A protective Zika virus E-dimer-based subunit vaccine engineered to abrogate antibody-dependent enhancement of dengue infection.
Slon-Campos JL., Dejnirattisai W., Jagger BW., López-Camacho C., Wongwiwat W., Durnell LA., Winkler ES., Chen RE., Reyes-Sandoval A., Rey FA., Diamond MS., Mongkolsapaya J., Screaton GR.

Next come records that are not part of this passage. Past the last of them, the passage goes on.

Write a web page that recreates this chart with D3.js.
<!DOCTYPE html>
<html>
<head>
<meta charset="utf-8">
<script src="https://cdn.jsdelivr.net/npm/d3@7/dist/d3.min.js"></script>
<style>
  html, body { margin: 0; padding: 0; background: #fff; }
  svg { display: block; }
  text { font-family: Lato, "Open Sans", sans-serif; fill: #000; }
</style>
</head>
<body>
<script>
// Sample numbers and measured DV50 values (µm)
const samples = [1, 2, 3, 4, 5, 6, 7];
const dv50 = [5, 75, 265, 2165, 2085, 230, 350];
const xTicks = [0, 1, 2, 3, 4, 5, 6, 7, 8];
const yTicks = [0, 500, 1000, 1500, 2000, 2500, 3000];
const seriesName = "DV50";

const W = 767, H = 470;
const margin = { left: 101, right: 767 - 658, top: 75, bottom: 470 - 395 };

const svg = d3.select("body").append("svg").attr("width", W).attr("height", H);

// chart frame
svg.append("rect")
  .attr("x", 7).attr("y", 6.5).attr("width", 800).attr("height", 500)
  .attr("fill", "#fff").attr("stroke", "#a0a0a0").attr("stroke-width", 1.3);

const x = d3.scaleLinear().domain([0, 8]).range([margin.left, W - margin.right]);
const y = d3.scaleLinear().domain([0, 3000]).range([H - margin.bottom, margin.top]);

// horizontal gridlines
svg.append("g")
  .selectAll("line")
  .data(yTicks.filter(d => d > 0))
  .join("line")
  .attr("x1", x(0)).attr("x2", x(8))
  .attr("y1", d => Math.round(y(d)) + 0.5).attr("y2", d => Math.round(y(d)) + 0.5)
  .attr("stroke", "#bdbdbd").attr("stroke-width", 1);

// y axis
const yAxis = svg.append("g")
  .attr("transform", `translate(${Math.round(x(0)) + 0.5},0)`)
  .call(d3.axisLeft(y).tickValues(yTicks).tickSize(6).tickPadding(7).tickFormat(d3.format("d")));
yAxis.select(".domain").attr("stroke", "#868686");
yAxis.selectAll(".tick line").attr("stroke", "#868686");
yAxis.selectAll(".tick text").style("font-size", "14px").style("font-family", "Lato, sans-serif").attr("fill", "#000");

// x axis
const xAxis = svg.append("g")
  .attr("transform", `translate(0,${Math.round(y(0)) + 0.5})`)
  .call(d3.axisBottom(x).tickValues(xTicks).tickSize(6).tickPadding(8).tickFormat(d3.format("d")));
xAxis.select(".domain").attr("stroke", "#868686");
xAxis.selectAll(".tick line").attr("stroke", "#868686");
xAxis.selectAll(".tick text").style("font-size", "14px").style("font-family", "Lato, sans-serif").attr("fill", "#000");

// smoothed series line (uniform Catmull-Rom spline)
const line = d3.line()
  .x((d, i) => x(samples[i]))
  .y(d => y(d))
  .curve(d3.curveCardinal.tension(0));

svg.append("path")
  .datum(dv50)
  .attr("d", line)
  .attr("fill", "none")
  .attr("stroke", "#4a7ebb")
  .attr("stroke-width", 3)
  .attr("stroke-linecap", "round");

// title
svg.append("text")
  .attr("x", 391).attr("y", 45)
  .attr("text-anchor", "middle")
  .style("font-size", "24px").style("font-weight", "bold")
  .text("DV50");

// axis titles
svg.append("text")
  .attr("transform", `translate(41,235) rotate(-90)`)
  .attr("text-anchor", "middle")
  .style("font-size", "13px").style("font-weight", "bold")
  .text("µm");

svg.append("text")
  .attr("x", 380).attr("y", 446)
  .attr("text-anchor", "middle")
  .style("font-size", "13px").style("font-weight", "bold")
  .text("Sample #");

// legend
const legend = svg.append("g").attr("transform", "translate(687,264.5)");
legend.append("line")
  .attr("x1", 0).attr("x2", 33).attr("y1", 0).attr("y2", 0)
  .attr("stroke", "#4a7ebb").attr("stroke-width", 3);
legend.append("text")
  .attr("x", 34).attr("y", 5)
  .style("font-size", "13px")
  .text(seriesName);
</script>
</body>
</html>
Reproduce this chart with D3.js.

Infections with dengue virus (DENV) and Zika virus (ZIKV) can induce cross-reactive antibody responses. Two immunodominant epitopes-one to precursor membrane protein and one to the fusion loop epitope on envelope (E) protein-are recognized by cross-reactive antibodies1-3 that are not only poorly neutralizing, but can also promote increased viral replication and disease severity via Fcγ receptor-mediated infection of myeloid cells-a process termed antibody-dependent enhancement (ADE)1,4,5. ADE is a significant concern for both ZIKV and DENV vaccines as the induction of poorly neutralizing cross-reactive antibodies may prime an individual for ADE on natural infection. In this report, we describe the design and production of covalently stabilized ZIKV E dimers, which lack precursor membrane protein and do not expose the immunodominant fusion loop epitope. Immunization of mice with ZIKV E dimers induces dimer-specific antibodies, which protect against ZIKV challenge during pregnancy. Importantly, the ZIKV E-dimer-induced response does not cross-react with DENV or induce ADE of DENV infection.